BRIEF
Leave out the pictures and repeat every record exactly.

>>>>>

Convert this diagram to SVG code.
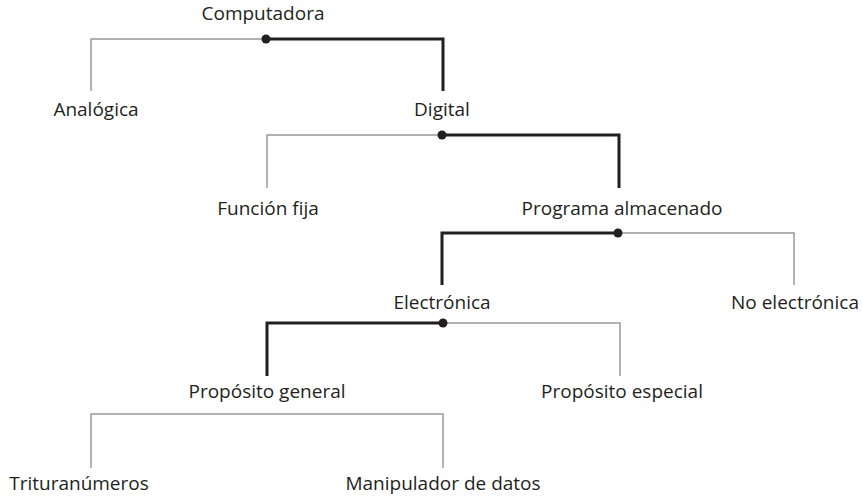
<svg xmlns="http://www.w3.org/2000/svg" width="863" height="496" viewBox="0 0 863 496">
<style>
text{font-family:"Open Sans","Noto Sans",sans-serif;font-size:19px;fill:#231f20;text-anchor:middle}
.thin{fill:none;stroke:#9a9a9a;stroke-width:1.5}
.thick{fill:none;stroke:#231f20;stroke-width:3}
.dot{fill:#231f20}
</style>
<rect width="863" height="496" fill="#fff"/>
<g id="connectors">
<polyline class="thin" points="91,91 91,39 266,39"/>
<polyline class="thick" points="266,39 443,39 443,91"/>
<circle class="dot" cx="266" cy="39" r="4.5"/>
<polyline class="thin" points="267,188 267,135 442,135"/>
<polyline class="thick" points="442,135 619,135 619,188"/>
<circle class="dot" cx="442" cy="135" r="4.5"/>
<polyline class="thick" points="442,285 442,233 618,233"/>
<polyline class="thin" points="618,233 794,233 794,285"/>
<circle class="dot" cx="618" cy="233" r="4.5"/>
<polyline class="thick" points="267,376 267,323 443,323"/>
<polyline class="thin" points="443,323 620,323 620,376"/>
<circle class="dot" cx="443" cy="323" r="4.5"/>
<polyline class="thin" points="91,468 91,414 443,414 443,468"/>
</g>
<g id="computadora"><text x="263" y="20">Computadora</text></g>
<g id="analogica"><text x="96" y="116">Analógica</text></g>
<g id="digital"><text x="442" y="116">Digital</text></g>
<g id="funcion-fija"><text x="268" y="215">Función fija</text></g>
<g id="programa-almacenado"><text x="622" y="215">Programa almacenado</text></g>
<g id="electronica"><text x="442" y="309">Electrónica</text></g>
<g id="no-electronica"><text x="795" y="309">No electrónica</text></g>
<g id="proposito-general"><text x="267" y="398">Propósito general</text></g>
<g id="proposito-especial"><text x="622" y="398">Propósito especial</text></g>
<g id="trituranumeros"><text x="79" y="490">Trituranúmeros</text></g>
<g id="manipulador-de-datos"><text x="443" y="490">Manipulador de datos</text></g>
</svg>
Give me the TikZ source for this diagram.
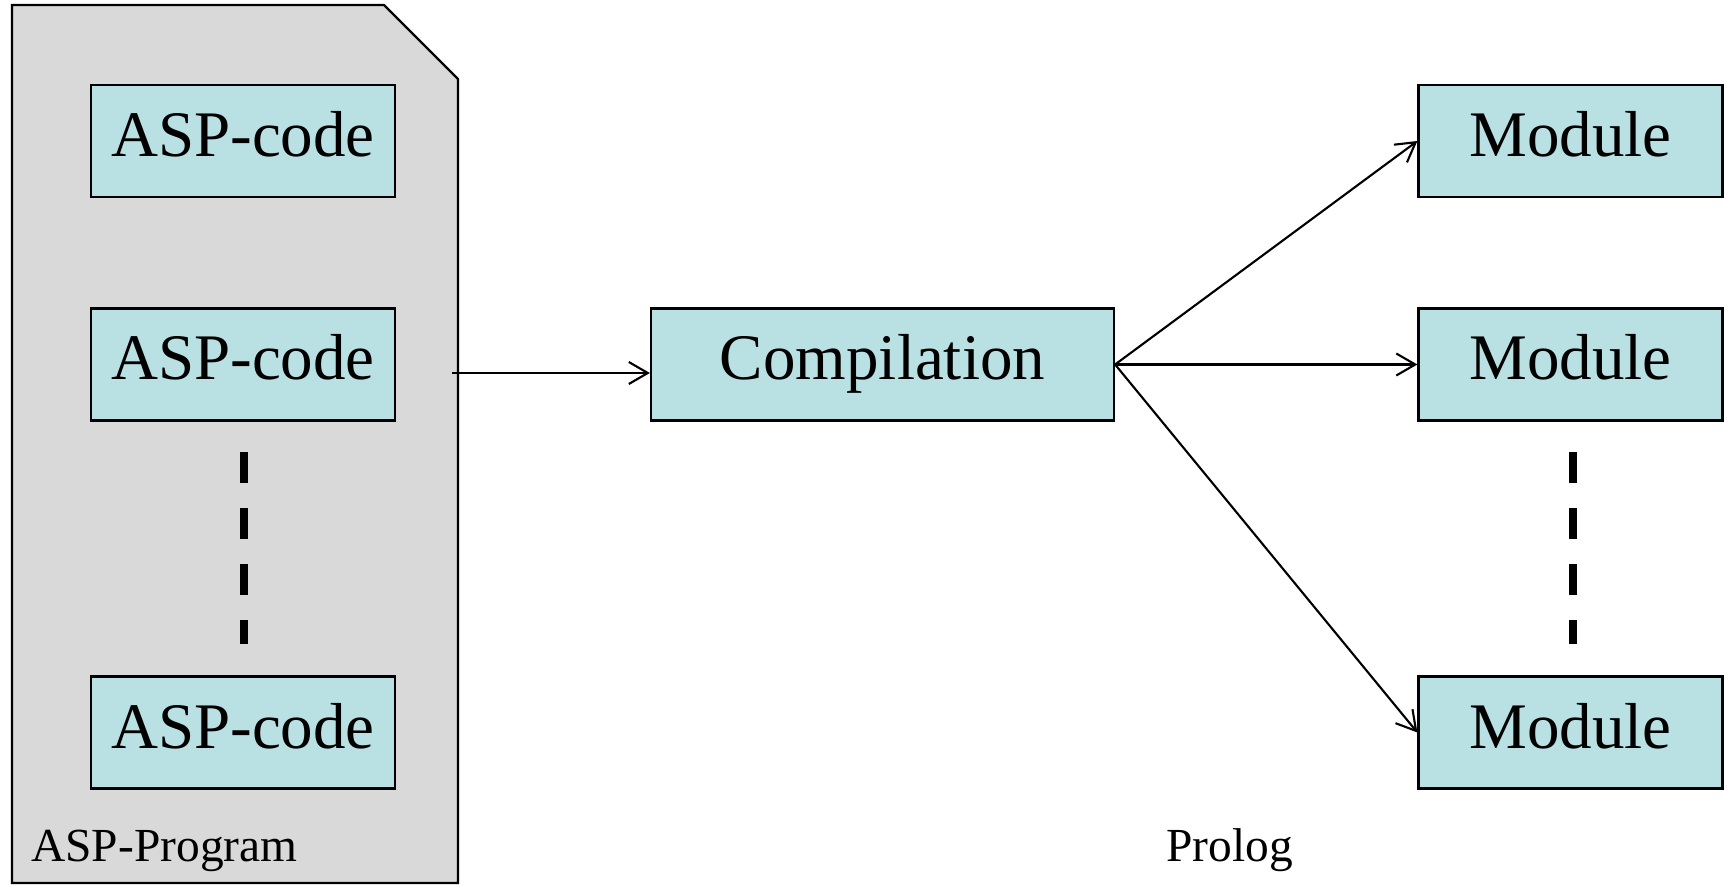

<<<<<

OUTPUT OF THE TASK
Convert this diagram to SVG code.
<svg xmlns="http://www.w3.org/2000/svg" width="863" height="496" viewBox="0 0 863 496">
<style>
text{font-family:"Open Sans","Noto Sans",sans-serif;font-size:19px;fill:#231f20;text-anchor:middle}
.thin{fill:none;stroke:#9a9a9a;stroke-width:1.5}
.thick{fill:none;stroke:#231f20;stroke-width:3}
.dot{fill:#231f20}
</style>
<rect width="863" height="496" fill="#fff"/>
<g id="connectors">
<polyline class="thin" points="91,91 91,39 266,39"/>
<polyline class="thick" points="266,39 443,39 443,91"/>
<circle class="dot" cx="266" cy="39" r="4.5"/>
<polyline class="thin" points="267,188 267,135 442,135"/>
<polyline class="thick" points="442,135 619,135 619,188"/>
<circle class="dot" cx="442" cy="135" r="4.5"/>
<polyline class="thick" points="442,285 442,233 618,233"/>
<polyline class="thin" points="618,233 794,233 794,285"/>
<circle class="dot" cx="618" cy="233" r="4.5"/>
<polyline class="thick" points="267,376 267,323 443,323"/>
<polyline class="thin" points="443,323 620,323 620,376"/>
<circle class="dot" cx="443" cy="323" r="4.5"/>
<polyline class="thin" points="91,468 91,414 443,414 443,468"/>
</g>
<g id="computadora"><text x="263" y="20">Computadora</text></g>
<g id="analogica"><text x="96" y="116">Analógica</text></g>
<g id="digital"><text x="442" y="116">Digital</text></g>
<g id="funcion-fija"><text x="268" y="215">Función fija</text></g>
<g id="programa-almacenado"><text x="622" y="215">Programa almacenado</text></g>
<g id="electronica"><text x="442" y="309">Electrónica</text></g>
<g id="no-electronica"><text x="795" y="309">No electrónica</text></g>
<g id="proposito-general"><text x="267" y="398">Propósito general</text></g>
<g id="proposito-especial"><text x="622" y="398">Propósito especial</text></g>
<g id="trituranumeros"><text x="79" y="490">Trituranúmeros</text></g>
<g id="manipulador-de-datos"><text x="443" y="490">Manipulador de datos</text></g>
</svg>
Give me the TikZ source for this diagram.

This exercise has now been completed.